For clients who do want a basic service, Anderson says forcing them to go through the full statement of advice procedure and then the annual renewal process doesn’t make sense.

“That adds up to significant dollars just to get an arrangement in place and then to maintain it. It’s not client centric.”

The principle of it

The submission argued a principles-based regime alone is not the answer to the current challenges with regulatory uncertainty.

Anderson acknowledges there have been discussions in the industry about going to a principles-based regime, but if that happens he believes it needs to develop in a way that makes things better not worse.

He cites Section 912A(1)(a) of the Corporations Act as a principles-based piece of legislation that offered insufficient certainty.

“It can be used in a very broad context both in a surveillance and enforcement sense so we don’t want a principles-based regime that provides no certainty in a punitive regulatory intervention environment,” Anderson says.

Sweet relief

In its submission the AFA called for the removal of safe harbour steps or at least step G, which has been suggested by Anderson as well as another financial services consultant, and the ASIC record keeping class order.

It also recommended fixing fee disclosure statements and annual renewals by suspending the client consent obligations for three years and having the obligation automated by enabling one signature per client.

There is a high level of duplication between financial services guides, SOAs and FDSs, the submission stated, with the suggestion of a complete removal of FSGs and design and distribution obligations.

With all these recommendations, Anderson says there’s no silver bullet.

“There’s going to be a lot of things that can potentially make a material difference and we want to see technology and regulatory certainty make a real difference.”

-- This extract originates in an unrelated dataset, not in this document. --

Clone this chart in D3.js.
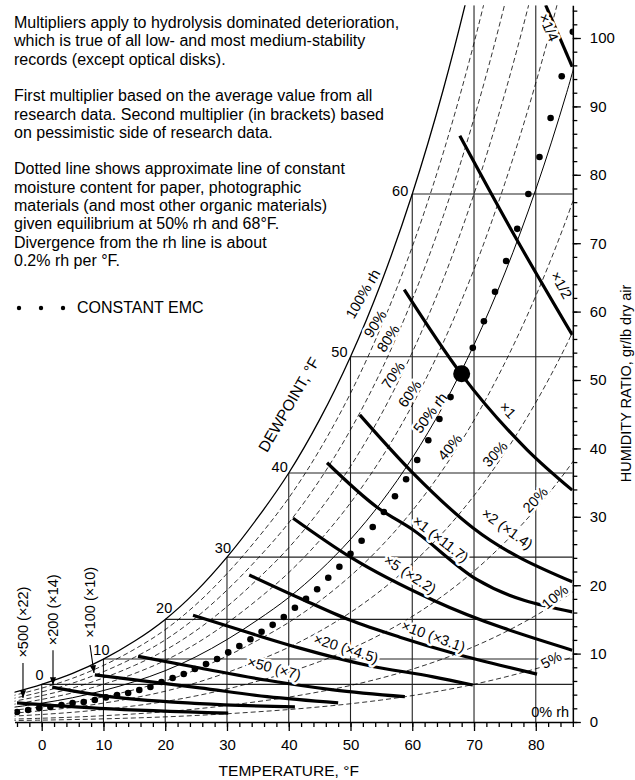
<!DOCTYPE html>
<html>
<head>
<meta charset="utf-8">
<script src="https://cdn.jsdelivr.net/npm/d3@7"></script>
<style>
body { margin: 0; background: #fff; }
text { font-family: Arial, "Liberation Sans", sans-serif; fill: #000; }
</style>
</head>
<body>
<div id="chart"></div>
<script>
// saturation humidity ratio (100% rh) at sea level, gr/lb dry air
const satTemps = [-5, 0, 5, 10, 15, 20, 25, 30, 35, 40, 45, 50, 55, 60, 65, 70, 75, 80, 85, 90];
const satGrains = [4.2, 5.5, 7.1, 9.2, 11.8, 15.0, 19.1, 24.1, 29.9, 36.4, 44.2, 53.4, 64.3, 77.2, 92.4, 110.3, 131.3, 155.7, 184.0, 217.0];

const rhDashed = [0.05, 0.1, 0.2, 0.3, 0.4, 0.6, 0.7, 0.8, 0.9];
const rhSolid = 0.5;

const gridTemps = [0, 10, 20, 30, 40, 50, 60, 70, 80];
const dewpoints = [0, 10, 20, 30, 40, 50, 60];

// isoperms, [temperature F, humidity ratio gr/lb]
const isoNames = ["×1/4", "×1/2", "×1", "×2 (×1.4)", "×1 (×11.7)", "×5 (×2.2)",
  "×10 (×3.1)", "×20 (×4.5)", "×50 (×7)", "×100 (×10)", "×200 (×14)", "×500 (×22)"];
const isoPoints = [
  [[81.6, 104.8], [85.9, 95.8]],
  [[67.7, 85.7], [76.0, 72.0], [85.9, 56.6]],
  [[58.7, 63.2], [67.9, 50.9], [78.6, 39.8], [85.9, 33.9]],
  [[51.5, 44.9], [60.0, 36.5], [69.8, 28.4], [85.9, 20.5]],
  [[46.2, 37.9], [54.3, 31.4], [60.1, 28.1], [70.5, 20.8], [85.9, 16.1]],
  [[40.7, 29.8], [50.0, 24.1], [63.4, 17.8], [85.9, 10.5]],
  [[33.6, 21.5], [41.8, 18.1], [49.9, 14.9], [58.0, 12.4], [66.1, 10.2], [74.2, 8.3], [80.2, 7.0]],
  [[24.5, 15.6], [33.7, 13.0], [41.8, 10.8], [52.7, 8.3], [63.4, 6.6], [69.8, 5.4]],
  [[15.6, 9.6], [25.6, 7.9], [36.5, 6.1], [47.2, 4.7], [58.8, 3.7]],
  [[8.6, 6.9], [25.6, 5.0], [36.5, 3.7], [48.0, 2.8]],
  [[1.7, 5.1], [9.4, 3.9], [25.6, 2.7], [41.0, 2.2]],
  [[-4.0, 2.8], [9.4, 2.0], [30.2, 1.3]]
];

// constant EMC dots, one per degree C from -20 to 30
const emcTemps = [-4, -2.2, -0.4, 1.4, 3.2, 5, 6.8, 8.6, 10.4, 12.2, 14, 15.8, 17.6, 19.4, 21.2, 23, 24.8, 26.6, 28.4, 30.2,
  32, 33.8, 35.6, 37.4, 39.2, 41, 42.8, 44.6, 46.4, 48.2, 50, 51.8, 53.6, 55.4, 57.2, 59, 60.8, 62.6, 64.4, 66.2,
  68, 69.8, 71.6, 73.4, 75.2, 77, 78.8, 80.6, 82.4, 84.2, 86];
const emcGrains = [1.46, 1.75, 2.05, 2.19, 2.49, 2.78, 2.92, 3.22, 3.6, 3.95, 4.24, 4.68, 5.12, 5.85, 6.43, 7.02, 7.75, 8.48, 9.21, 10.2,
  11.1, 12.1, 13.2, 14.2, 15.35, 16.7, 18.0, 19.4, 21.1, 22.7, 24.6, 26.5, 28.5, 30.7, 33.0, 35.5, 38.3, 41.2, 44.3, 47.5,
  50.9, 54.7, 58.6, 62.9, 67.4, 72.1, 77.2, 82.6, 88.3, 94.4, 100.9];
const refTemp = 68;

const notes = [
  "Multipliers apply to hydrolysis dominated deterioration,",
  "which is true of all low- and most medium-stability",
  "records (except optical disks).",
  "",
  "First multiplier based on the average value from all",
  "research data. Second multiplier (in brackets) based",
  "on pessimistic side of research data.",
  "",
  "Dotted line shows approximate line of constant",
  "moisture content for paper, photographic",
  "materials (and most other organic materials)",
  "given equilibrium at 50% rh and 68°F.",
  "Divergence from the rh line is about",
  "0.2% rh per °F."
];

// ---- layout ----
const width = 635, height = 780;
const tMin = -4.4, tMax = 86, wMax = 104.8;
const x0 = 41.7, pxPerF = 6.176, y0 = 722, pxPerGr = 6.84;

const x = d3.scaleLinear().domain([tMin, tMax]).range([x0 + tMin * pxPerF, x0 + tMax * pxPerF]);
const y = d3.scaleLinear().domain([0, wMax]).range([y0, y0 - wMax * pxPerGr]);

const svg = d3.select("#chart").append("svg")
    .attr("width", width)
    .attr("height", height);

const defs = svg.append("defs");
defs.append("clipPath").attr("id", "plot")
  .append("rect")
    .attr("x", x(tMin)).attr("y", y(wMax))
    .attr("width", x(tMax) - x(tMin)).attr("height", y(0) - y(wMax));
defs.append("marker")
    .attr("id", "arrow").attr("viewBox", "0 0 10 10")
    .attr("refX", 10).attr("refY", 5)
    .attr("markerWidth", 7).attr("markerHeight", 7)
    .attr("orient", "auto")
  .append("path").attr("d", "M0,1L10,5L0,9z").attr("fill", "#000");

const line = d3.line()
    .x(d => x(d[0]))
    .y(d => y(d[1]))
    .curve(d3.curveCatmullRom.alpha(0.5));
const isoLine = d3.line()
    .x(d => x(d[0]))
    .y(d => y(d[1]))
    .curve(d3.curveMonotoneX);

function satAt(t) {
    return satGrains[satTemps.indexOf(t)];
}
function rhCurve(rh) {
    return satTemps.map((t, i) => [t, satGrains[i] * rh]);
}

const plot = svg.append("g").attr("clip-path", "url(#plot)");

// dewpoint grid
plot.selectAll(".hgrid")
    .data(dewpoints)
    .enter().append("line")
    .attr("class", "hgrid")
    .attr("x1", d => x(d)).attr("x2", x(tMax))
    .attr("y1", d => y(satAt(d))).attr("y2", d => y(satAt(d)))
    .attr("stroke", "#222").attr("stroke-width", 1.1);

plot.selectAll(".vgrid")
    .data(gridTemps)
    .enter().append("line")
    .attr("class", "vgrid")
    .attr("x1", d => x(d)).attr("x2", d => x(d))
    .attr("y1", y(0)).attr("y2", d => y(Math.min(satAt(d), wMax)))
    .attr("stroke", "#222").attr("stroke-width", 1.1);

// rh curves
plot.selectAll(".rh")
    .data(rhDashed)
    .enter().append("path")
    .attr("class", "rh")
    .attr("d", d => line(rhCurve(d)))
    .attr("fill", "none")
    .attr("stroke", "#000")
    .attr("stroke-width", 0.8)
    .attr("stroke-dasharray", "5,3");

plot.append("path")
    .attr("d", line(rhCurve(rhSolid)))
    .attr("fill", "none").attr("stroke", "#000").attr("stroke-width", 1);

plot.append("path")
    .attr("d", line(rhCurve(1)))
    .attr("fill", "none").attr("stroke", "#000").attr("stroke-width", 1.3);

// isoperms
plot.selectAll(".iso")
    .data(isoPoints)
    .enter().append("path")
    .attr("class", "iso")
    .attr("d", d => isoLine(d))
    .attr("fill", "none")
    .attr("stroke", "#000")
    .attr("stroke-width", 3.2);

// ---- labels ----
const labels = svg.append("g");

function halo(sel) {
    return sel.attr("stroke", "#fff").attr("stroke-width", 5)
        .attr("stroke-linejoin", "round").attr("paint-order", "stroke");
}

// dewpoint numbers at the corners, offsets in px
const dewOffsets = [[2, -4], [6, -4], [7, -6], [4, -4], [-1, -1], [-3, 0], [-4, 2]];
labels.selectAll(".dew")
    .data(dewpoints)
    .enter().append("text")
    .attr("class", "dew")
    .attr("x", (d, i) => x(d) + dewOffsets[i][0])
    .attr("y", (d, i) => y(satAt(d)) + dewOffsets[i][1])
    .attr("text-anchor", "end")
    .attr("font-size", 14.5)
    .text(d => d);

// rh labels: text, [T, W] centre, rotation
const rhLabels = [
    ["100% rh", 52.0, 62.6, -60], ["90%", 54.0, 58.2, -57], ["80%", 56.1, 56.1, -57],
    ["70%", 56.9, 50.7, -55], ["60%", 59.6, 48.0, -55], ["50% rh", 62.9, 45.2, -53],
    ["40%", 66.1, 40.2, -50], ["30%", 73.4, 39.2, -47], ["20%", 79.9, 32.5, -47],
    ["10%", 83.1, 18.3, -40], ["5%", 82.5, 9.1, -28]
];
halo(labels.selectAll(".rhl")
    .data(rhLabels)
    .enter().append("text")
    .attr("class", "rhl")
    .attr("transform", d => `translate(${x(d[1])},${y(d[2])}) rotate(${d[3]})`)
    .attr("text-anchor", "middle")
    .attr("dy", "0.35em")
    .attr("font-size", 14.5)
    .text(d => d[0]));

labels.append("text")
    .attr("x", x(85.4)).attr("y", y(0) - 5)
    .attr("text-anchor", "end")
    .attr("font-size", 14.5)
    .text("0% rh");

// isoperm labels along the lines, lifted a little above their line
const isoLabelPos = [
    [81.5, 101.3, 67], [83.6, 63.6, 61], [75.0, 45.2, 47], [75.0, 27.8, 36],
    [64.2, 26.3, 38], [59.3, 21.1, 33], [63.2, 12.0, 20], [49.1, 10.2, 18], [37.5, 7.3, 15]
];
const lift = 4;
halo(labels.selectAll(".isol")
    .data(isoLabelPos)
    .enter().append("text")
    .attr("class", "isol")
    .attr("transform", d => {
        const a = d[2] * Math.PI / 180;
        const px = x(d[0]) + lift * Math.sin(a), py = y(d[1]) - lift * Math.cos(a);
        return `translate(${px},${py}) rotate(${d[2]})`;
    })
    .attr("text-anchor", "middle")
    .attr("dy", "0.35em")
    .attr("font-size", 14.5)
    .text((d, i) => isoNames[i]));

// vertical labels with arrows for the three coldest isoperms
const isoArrowLabels = [
    [9, 7.8, 17.5, [7.82, 11.26], [8.47, 7.16]],
    [10, 1.8, 16.4, [1.83, 10.5], [1.83, 5.4]],
    [11, -3.0, 14.6, [-3.03, 8.63], [-3.03, 3.5]]
];
labels.selectAll(".isov")
    .data(isoArrowLabels)
    .enter().append("text")
    .attr("class", "isov")
    .attr("transform", d => `translate(${x(d[1])},${y(d[2])}) rotate(-90)`)
    .attr("text-anchor", "middle")
    .attr("dy", "0.35em")
    .attr("font-size", 14.5)
    .text(d => isoNames[d[0]]);
labels.selectAll(".isoa")
    .data(isoArrowLabels)
    .enter().append("line")
    .attr("class", "isoa")
    .attr("x1", d => x(d[3][0])).attr("y1", d => y(d[3][1]))
    .attr("x2", d => x(d[4][0])).attr("y2", d => y(d[4][1]))
    .attr("stroke", "#000").attr("stroke-width", 1.1)
    .attr("marker-end", "url(#arrow)");

halo(labels.append("text")
    .attr("transform", `translate(${x(40.0)},${y(46.4)}) rotate(-60)`)
    .attr("text-anchor", "middle")
    .attr("dy", "0.35em")
    .attr("font-size", 15.5)
    .text("DEWPOINT, °F"));

// EMC dots
const dots = svg.append("g").attr("clip-path", "url(#plot)");
dots.selectAll("circle")
    .data(emcTemps)
    .enter().append("circle")
    .attr("cx", d => x(d))
    .attr("cy", (d, i) => y(emcGrains[i]))
    .attr("r", d => d === refTemp ? 8.5 : 3.3)
    .attr("fill", "#000");

// ---- axes ----
const xAxisMinor = d3.axisBottom(x).tickValues(d3.range(-4, 87, 2)).tickSize(5).tickFormat("");
const xAxisMajor = d3.axisBottom(x).tickValues(gridTemps).tickSize(9).tickSizeOuter(0).tickPadding(8);
const yAxisMinor = d3.axisRight(y).tickValues(d3.range(0, 105, 2)).tickSize(4.5).tickFormat("");
const yAxisMajor = d3.axisRight(y).tickValues(d3.range(0, 101, 10)).tickSize(8).tickSizeOuter(0).tickPadding(9);

function styleAxis(g) {
    g.attr("font-size", 15).attr("font-family", "Arial, 'Liberation Sans', sans-serif");
    g.selectAll("line").attr("stroke", "#000").attr("stroke-width", 1.3);
    g.selectAll("path").attr("stroke", "#000").attr("stroke-width", 1.5);
}
svg.append("g").attr("transform", `translate(0,${y(0)})`).call(xAxisMinor).call(g => g.select(".domain").remove()).call(styleAxis);
svg.append("g").attr("transform", `translate(0,${y(0)})`).call(xAxisMajor).call(styleAxis);
svg.append("g").attr("transform", `translate(${x(tMax)},0)`).call(yAxisMinor).call(g => g.select(".domain").remove()).call(styleAxis);
svg.append("g").attr("transform", `translate(${x(tMax)},0)`).call(yAxisMajor).call(styleAxis);

svg.append("text")
    .attr("x", x(40)).attr("y", 776)
    .attr("text-anchor", "middle")
    .attr("font-size", 15.5)
    .text("TEMPERATURE, °F");

svg.append("text")
    .attr("transform", `translate(631,${y(49.5)}) rotate(-90)`)
    .attr("text-anchor", "middle")
    .attr("font-size", 14.5)
    .text("HUMIDITY RATIO, gr/lb dry air");

// ---- notes and legend ----
svg.append("g").selectAll("text")
    .data(notes)
    .enter().append("text")
    .attr("x", 14)
    .attr("y", (d, i) => 28 + i * 18.3)
    .attr("font-size", 16)
    .text(d => d);

const legend = svg.append("g").attr("transform", "translate(0,308)");
legend.selectAll("circle")
    .data([19, 41, 63])
    .enter().append("circle")
    .attr("cx", d => d).attr("cy", 0).attr("r", 2.2).attr("fill", "#000");
legend.append("text")
    .attr("x", 77).attr("y", 5)
    .attr("font-size", 16)
    .text("CONSTANT EMC");
</script>
</body>
</html>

One comment on “Consumer protections should be proportionate to risk: AFA”
  1. Avatar
    Jeremy Wright

    If the foundations of a building start to subside or crumble, then the whole structure is in trouble and needs fixing.

    Cracked walls being repaired will only crack again if the foundations are not properly remediated and the longer it goes on, the higher the damage bill to fix it.

    Financial Planning is the same. Wealth Protection is the foundations upon which everything else is built upon.

    Therefore, in order to remedy the issues plaquing the whole industry, we need to start with fixing the advised Life Insurance sector first, as that is reaching a point of the foundations collapsing.

    I have harped on about how to fix this easily and efficiently on numerous occasions and to date there has been no alternate solution that will work, so NOW is the time for Treasury and the Government to make the first steps and I am prepared to debate with all and sundry about the pro’s and con’s of all solutions put forward.

    What the Advised Life Insurance sector and the Life Companies themselves do not have, is time, as every day that passes, more Advisers leave, claims go up, New Business goes down, existing clients continue to get slogged with premium increases to offset losses and it is a road to perdition unless things change.

    The solution is simple and can be enacted quickly, efficiently and cost effectively, with NIL downside, so what are we waiting for?